GSLV Mk III rocket is said to put into orbit the Chandrayaan-2 spacecraft after 16 minutes of its flight.
Following are some amazing facts related to Chandrayaan 2 launch:
How many countries have launched Moon Missions till now?
India is the proud 4th nation apart after US, USSR and China to reach the moon. But, the thing all Indians should be proud of is that India will be the first country to explore the Lunar South Pole.
What is the objective of exploring the Lunar South Pole?
Evidence for water molecules discovered on the Moon by Chandrayaan-1, requires further studies on the extent of water molecule distribution on the surface, below the surface and in the tenuous lunar exosphere to address the origin of water on Moon.
The lunar South Pole is especially interesting because of the lunar surface area here that remains in shadow is much larger than that at the North Pole.
There is a strong possibility of the presence of water in permanently shadowed areas around it.
Why are we going to the Moon?
The primary objective of Chandrayaan-2 is to demonstrate the ability to soft-land on the lunar surface and operate a robotic rover on the surface. Scientific goals include studies of lunar topography, mineralogy, elemental abundance, the lunar exosphere, and signatures of hydroxyl and water ice.
Chandrayaan-2 Special Features
- First space mission to conduct a soft landing on the Moon’s south polar region
- First Indian expedition to attempt a soft landing on the lunar surface with home-grown technology
- First Indian mission to explore the lunar terrain with home-grown technology
- India has become the fourth country ever to soft land on the lunar surface.

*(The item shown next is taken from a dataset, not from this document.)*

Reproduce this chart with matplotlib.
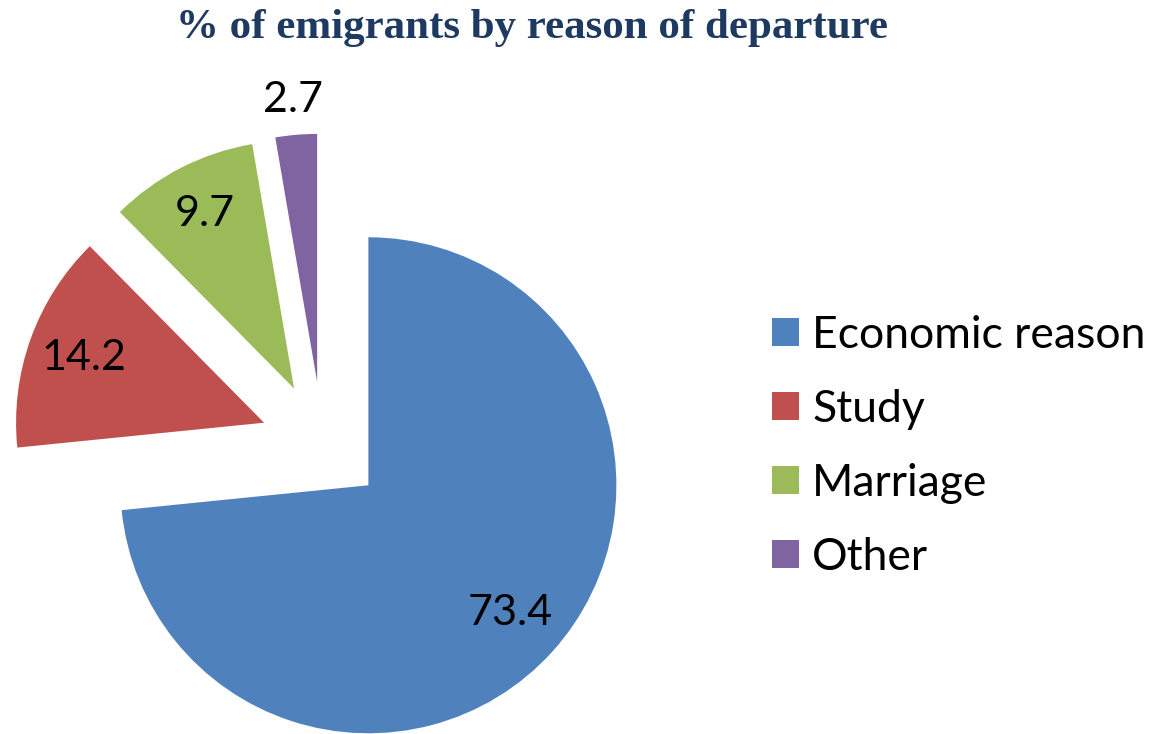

The Chandrayaan 2 Project Cost
Earlier at the time of approval, the project cost was estimated around Rs 425 crore, excluding the launch costs and cost of the lander as Russia was supposed to provide the lander. However, in 2013 Russia pulled out and then ISRO decided to build the lander itself. After that, the project cost was estimated to be around Rs 978 crore out of which around Rs 603 crore were towards satellite development and the balance Rs 375 crore for the GSLV MK-III rocket.